The attic, in effect the place where Le Grand Meaunes was created.

The rear elevation, which looks out onto a large lawn.

Er, I'll just use the polite expression 'toilettes à la turque'.

9 November 2017

Alain-Fournier: Le Grand Meaulnes (1913)

Alain-Fournier's only novel Le Grand Meaulnes was a relatively short time ago voted sixth most favourite book in a survey of readers on La Grande Librairie. Why? Because it's a great novel? I can't believe that, interesting as it most certainly is. André Gide thought it overly long, its first one hundred pages being the most interesting, and I have to agree. But then, in a list with Saint Exupéry's Le Petit Prince at the top, and Camus's (surely hugely overrated) L'Étranger in second position, what should we expect?

Le Petit Prince and L'Étranger, even Le Grand Meaulnes, are fascinating books, but surely in no way represent the greatest in French literature: so what's the problem? Surely it lies in the 'reading' public in general,  very much in the 'on dit' as opposed to the non-dit? How many people have re-read these books after childhood and adolescence, for how many have these been almost the only read books (with possibly the likes of Marc Levy and Guillaume Musso being the only exceptions?)

OK I'm being pessimistic, even insulting perhaps, but what has an adult to learn from reading Le Grand Meaunles? It's about childhood, or rather the gap between childhood, adolescence versus adulthood,* seen through the eyes mainly of the fifteen-year-old narrator François Seurel, who lives with his father and mother, M. Seurel and Millie, who are both school teachers living next to the school in Saint Agathe (in reality Épineuil-le-Fleuriel). The appearance of the seventeen-year-old Augustin Meaunles subverts the other pupils, especially of course the narrator, who shares a room with him.

By chance, on losing his 'borrowed' horse and cart, Meaunles stumbles on the domaine mystérieux, which seems to be run by children having a celebration for Frantz de Galais's (aborted) engagement to Valentine (a beautiful girl based on Alain-Fournier's meeting with Yvonne de Quiévrecourt in 1905). That is when Meaunles falls in love with Frantz's sister Yvonne de Galais, whom he will later marry, have a child by, and er...

There's a certain playfulness with the names: Saint Agathe is a real chapelle in the nearby village of, er, Meaunles, La Ferté-d'Angillon recalls La Chapelle d'Anguillon where Alain-Fournier was born, Vieux-Nançay obviously represents Nançay, etc. But one of the great works of French literature? One of the best remembered, yes.

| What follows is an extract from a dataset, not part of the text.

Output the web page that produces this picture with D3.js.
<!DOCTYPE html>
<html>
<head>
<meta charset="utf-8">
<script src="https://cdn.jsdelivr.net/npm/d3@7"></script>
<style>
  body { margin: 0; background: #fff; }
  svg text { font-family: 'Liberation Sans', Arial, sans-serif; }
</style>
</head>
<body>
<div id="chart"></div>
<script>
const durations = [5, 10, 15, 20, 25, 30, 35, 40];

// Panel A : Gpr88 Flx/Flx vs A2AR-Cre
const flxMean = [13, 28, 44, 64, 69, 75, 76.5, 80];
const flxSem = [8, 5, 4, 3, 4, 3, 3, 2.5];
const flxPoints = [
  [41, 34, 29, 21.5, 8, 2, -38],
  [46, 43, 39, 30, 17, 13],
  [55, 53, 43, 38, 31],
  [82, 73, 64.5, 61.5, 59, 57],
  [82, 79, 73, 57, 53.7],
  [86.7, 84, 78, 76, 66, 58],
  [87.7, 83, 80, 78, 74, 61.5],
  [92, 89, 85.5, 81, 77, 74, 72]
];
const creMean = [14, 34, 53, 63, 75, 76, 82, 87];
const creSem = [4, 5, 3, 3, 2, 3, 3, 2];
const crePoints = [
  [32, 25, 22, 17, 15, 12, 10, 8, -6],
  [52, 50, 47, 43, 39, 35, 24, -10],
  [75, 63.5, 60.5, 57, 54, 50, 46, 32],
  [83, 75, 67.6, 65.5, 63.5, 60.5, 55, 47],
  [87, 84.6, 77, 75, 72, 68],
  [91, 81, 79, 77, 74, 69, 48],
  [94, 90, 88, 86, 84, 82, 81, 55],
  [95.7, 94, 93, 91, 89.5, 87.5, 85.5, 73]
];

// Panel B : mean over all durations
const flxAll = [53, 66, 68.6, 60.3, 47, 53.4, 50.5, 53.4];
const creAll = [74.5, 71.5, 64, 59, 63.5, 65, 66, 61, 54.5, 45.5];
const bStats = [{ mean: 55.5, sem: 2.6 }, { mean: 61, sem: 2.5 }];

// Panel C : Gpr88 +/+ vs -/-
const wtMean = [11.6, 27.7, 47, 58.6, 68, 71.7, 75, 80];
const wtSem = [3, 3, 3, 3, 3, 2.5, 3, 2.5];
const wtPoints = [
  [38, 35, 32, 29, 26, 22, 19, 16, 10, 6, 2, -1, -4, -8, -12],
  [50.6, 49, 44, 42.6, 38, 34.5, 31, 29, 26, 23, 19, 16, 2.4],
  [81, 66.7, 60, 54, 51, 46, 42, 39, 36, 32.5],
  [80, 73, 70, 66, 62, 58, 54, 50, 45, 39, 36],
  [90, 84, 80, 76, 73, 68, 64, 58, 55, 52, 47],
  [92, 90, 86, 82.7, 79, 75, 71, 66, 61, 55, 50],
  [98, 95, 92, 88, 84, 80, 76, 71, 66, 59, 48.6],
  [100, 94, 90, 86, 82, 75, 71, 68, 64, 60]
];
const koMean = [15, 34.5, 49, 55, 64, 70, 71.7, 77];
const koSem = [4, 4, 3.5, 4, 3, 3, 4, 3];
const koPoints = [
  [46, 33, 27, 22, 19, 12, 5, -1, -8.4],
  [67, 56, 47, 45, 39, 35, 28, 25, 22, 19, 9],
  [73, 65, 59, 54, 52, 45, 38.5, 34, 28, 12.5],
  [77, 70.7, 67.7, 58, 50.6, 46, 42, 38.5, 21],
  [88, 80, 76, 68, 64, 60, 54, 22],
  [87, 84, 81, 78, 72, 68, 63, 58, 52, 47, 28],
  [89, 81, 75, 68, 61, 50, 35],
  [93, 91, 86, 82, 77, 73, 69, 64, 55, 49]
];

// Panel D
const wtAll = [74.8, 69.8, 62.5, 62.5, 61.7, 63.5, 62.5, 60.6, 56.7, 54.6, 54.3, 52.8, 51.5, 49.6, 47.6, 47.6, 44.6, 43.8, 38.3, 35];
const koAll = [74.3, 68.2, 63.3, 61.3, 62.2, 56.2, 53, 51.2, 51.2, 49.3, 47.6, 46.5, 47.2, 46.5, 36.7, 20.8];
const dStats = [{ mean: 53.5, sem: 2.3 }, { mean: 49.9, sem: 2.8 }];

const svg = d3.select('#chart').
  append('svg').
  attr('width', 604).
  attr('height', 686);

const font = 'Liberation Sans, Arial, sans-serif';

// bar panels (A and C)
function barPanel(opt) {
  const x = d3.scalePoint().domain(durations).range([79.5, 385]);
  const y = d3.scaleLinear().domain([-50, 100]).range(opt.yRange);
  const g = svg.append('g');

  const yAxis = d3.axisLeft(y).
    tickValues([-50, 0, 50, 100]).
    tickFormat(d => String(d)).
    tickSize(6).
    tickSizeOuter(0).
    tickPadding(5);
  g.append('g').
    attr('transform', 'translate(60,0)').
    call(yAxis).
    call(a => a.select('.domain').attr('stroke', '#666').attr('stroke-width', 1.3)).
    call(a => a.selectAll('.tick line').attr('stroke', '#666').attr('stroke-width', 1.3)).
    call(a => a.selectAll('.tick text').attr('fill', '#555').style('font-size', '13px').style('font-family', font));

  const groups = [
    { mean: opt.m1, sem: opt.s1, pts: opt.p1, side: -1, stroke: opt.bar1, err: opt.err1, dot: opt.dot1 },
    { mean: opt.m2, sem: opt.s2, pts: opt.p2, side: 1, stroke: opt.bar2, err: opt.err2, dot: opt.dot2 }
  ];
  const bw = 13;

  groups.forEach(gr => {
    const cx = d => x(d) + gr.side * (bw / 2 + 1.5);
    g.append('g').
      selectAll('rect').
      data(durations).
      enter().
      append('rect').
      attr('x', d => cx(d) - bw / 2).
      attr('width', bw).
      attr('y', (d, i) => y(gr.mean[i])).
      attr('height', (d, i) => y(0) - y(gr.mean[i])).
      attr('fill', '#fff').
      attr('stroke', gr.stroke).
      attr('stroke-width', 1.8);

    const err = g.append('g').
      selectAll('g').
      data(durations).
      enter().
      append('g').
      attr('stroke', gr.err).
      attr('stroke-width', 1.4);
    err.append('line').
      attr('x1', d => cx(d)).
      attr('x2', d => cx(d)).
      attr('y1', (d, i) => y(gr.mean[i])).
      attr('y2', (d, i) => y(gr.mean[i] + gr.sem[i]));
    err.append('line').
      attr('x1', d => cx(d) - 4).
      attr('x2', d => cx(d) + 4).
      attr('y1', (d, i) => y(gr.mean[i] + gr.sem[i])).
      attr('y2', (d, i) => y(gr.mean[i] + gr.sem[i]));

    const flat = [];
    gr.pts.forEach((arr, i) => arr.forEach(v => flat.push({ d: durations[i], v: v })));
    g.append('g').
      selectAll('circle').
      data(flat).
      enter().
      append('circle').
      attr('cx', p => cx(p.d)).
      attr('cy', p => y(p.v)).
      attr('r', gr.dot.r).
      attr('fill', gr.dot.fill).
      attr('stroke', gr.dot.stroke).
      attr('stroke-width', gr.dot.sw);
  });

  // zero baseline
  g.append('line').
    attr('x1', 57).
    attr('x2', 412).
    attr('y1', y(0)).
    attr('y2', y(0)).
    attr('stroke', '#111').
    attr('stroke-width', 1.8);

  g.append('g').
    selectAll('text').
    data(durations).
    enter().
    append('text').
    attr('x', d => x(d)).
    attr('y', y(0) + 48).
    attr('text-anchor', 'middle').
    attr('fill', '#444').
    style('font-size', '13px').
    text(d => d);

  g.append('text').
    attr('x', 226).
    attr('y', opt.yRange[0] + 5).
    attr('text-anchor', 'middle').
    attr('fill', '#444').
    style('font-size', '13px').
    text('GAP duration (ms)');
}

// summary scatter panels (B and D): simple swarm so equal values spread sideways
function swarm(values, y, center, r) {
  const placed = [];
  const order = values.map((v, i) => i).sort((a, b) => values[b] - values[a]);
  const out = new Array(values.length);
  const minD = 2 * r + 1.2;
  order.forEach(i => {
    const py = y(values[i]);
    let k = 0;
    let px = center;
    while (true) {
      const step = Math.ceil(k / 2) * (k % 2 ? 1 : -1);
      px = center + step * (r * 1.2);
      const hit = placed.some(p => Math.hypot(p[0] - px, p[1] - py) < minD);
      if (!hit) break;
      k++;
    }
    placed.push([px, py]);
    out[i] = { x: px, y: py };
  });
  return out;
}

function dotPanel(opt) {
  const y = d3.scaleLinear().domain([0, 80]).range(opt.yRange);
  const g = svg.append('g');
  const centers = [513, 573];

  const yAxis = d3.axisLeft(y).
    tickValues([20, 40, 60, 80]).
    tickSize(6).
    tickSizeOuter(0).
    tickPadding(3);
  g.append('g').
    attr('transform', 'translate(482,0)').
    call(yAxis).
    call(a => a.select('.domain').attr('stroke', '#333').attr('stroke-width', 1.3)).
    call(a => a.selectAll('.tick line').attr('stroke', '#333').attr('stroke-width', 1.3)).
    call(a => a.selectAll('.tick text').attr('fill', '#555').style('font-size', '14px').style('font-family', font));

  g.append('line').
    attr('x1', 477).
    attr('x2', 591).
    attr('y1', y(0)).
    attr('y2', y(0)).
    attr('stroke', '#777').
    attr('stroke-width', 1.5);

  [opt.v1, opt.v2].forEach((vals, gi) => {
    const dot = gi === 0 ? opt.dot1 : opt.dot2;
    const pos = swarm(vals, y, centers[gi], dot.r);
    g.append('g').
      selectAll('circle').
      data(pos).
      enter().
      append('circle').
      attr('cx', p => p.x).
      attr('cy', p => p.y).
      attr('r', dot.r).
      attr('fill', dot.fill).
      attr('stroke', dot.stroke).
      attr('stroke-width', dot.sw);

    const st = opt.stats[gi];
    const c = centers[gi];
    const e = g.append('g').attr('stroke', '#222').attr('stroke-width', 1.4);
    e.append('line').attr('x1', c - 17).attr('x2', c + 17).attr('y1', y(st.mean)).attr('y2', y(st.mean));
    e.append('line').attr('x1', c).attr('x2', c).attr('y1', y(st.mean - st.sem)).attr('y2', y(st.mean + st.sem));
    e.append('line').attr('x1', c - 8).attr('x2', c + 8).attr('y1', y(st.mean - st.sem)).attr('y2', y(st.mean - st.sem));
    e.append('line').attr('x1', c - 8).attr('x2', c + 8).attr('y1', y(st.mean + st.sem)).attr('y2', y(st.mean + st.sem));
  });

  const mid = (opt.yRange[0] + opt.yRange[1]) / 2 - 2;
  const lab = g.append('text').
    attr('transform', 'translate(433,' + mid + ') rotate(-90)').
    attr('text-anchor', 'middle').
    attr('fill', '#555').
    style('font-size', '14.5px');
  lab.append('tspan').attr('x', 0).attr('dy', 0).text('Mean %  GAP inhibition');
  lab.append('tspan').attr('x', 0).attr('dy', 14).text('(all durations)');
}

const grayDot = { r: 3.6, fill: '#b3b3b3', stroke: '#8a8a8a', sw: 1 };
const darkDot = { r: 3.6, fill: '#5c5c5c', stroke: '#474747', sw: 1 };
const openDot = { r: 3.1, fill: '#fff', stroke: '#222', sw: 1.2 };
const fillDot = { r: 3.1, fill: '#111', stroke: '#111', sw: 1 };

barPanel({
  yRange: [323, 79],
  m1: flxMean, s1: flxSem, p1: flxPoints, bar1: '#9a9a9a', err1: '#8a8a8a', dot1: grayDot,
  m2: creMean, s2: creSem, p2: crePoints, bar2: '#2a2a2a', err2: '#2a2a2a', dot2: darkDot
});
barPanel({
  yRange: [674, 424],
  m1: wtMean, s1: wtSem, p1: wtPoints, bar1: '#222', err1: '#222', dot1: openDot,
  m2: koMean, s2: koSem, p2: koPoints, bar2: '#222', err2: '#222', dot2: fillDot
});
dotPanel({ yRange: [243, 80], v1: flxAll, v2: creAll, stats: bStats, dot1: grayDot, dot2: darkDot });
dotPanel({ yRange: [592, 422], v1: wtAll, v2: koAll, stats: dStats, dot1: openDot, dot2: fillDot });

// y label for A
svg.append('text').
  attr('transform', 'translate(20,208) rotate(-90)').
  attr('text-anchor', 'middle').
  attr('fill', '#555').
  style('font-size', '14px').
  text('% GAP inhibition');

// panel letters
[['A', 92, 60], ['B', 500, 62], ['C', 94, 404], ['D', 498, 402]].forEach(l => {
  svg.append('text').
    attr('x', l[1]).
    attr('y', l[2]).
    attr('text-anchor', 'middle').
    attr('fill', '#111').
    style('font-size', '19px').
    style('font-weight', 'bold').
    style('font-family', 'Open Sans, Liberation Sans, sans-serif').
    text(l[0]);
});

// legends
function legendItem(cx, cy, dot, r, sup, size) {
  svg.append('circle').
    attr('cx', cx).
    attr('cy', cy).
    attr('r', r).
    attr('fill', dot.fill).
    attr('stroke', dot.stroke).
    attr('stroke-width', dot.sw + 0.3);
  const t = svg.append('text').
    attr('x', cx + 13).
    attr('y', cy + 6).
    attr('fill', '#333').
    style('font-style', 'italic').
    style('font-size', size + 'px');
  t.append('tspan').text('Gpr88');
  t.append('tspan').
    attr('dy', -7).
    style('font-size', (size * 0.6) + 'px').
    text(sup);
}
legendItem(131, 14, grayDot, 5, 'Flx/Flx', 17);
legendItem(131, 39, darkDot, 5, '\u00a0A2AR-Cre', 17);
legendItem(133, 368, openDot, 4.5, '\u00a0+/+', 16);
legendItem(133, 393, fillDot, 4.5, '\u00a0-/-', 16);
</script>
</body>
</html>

*Does it really need to be said that later authors such as Alexandre Vialatte and Amélie Nothomb later ploughed a similar theme of puberty being the Fall?

5 October 2016

Alain-Fournier, 14e arrondissement, Paris

'ICI
ALAIN-FOURNIER
1886 – 1914
A ÉCRIT LE GRAND MEAULNES
AVANT DE DISPARAÎTRE SUR LES-HAUTS-DE-MEUSE
LE 22 SEPTEMBRE 1914
"Je cherche quelque chose de plus mystérieuse encore"'

2 rue Cassini, where Alain-Fournier wrote Le Grand Meaulnes (1913), the only novel he completed before being killed in World War I at the age of twenty-eight. The novel remains one of the most popular ever written in French literature, and only just managed to miss the Goncourt.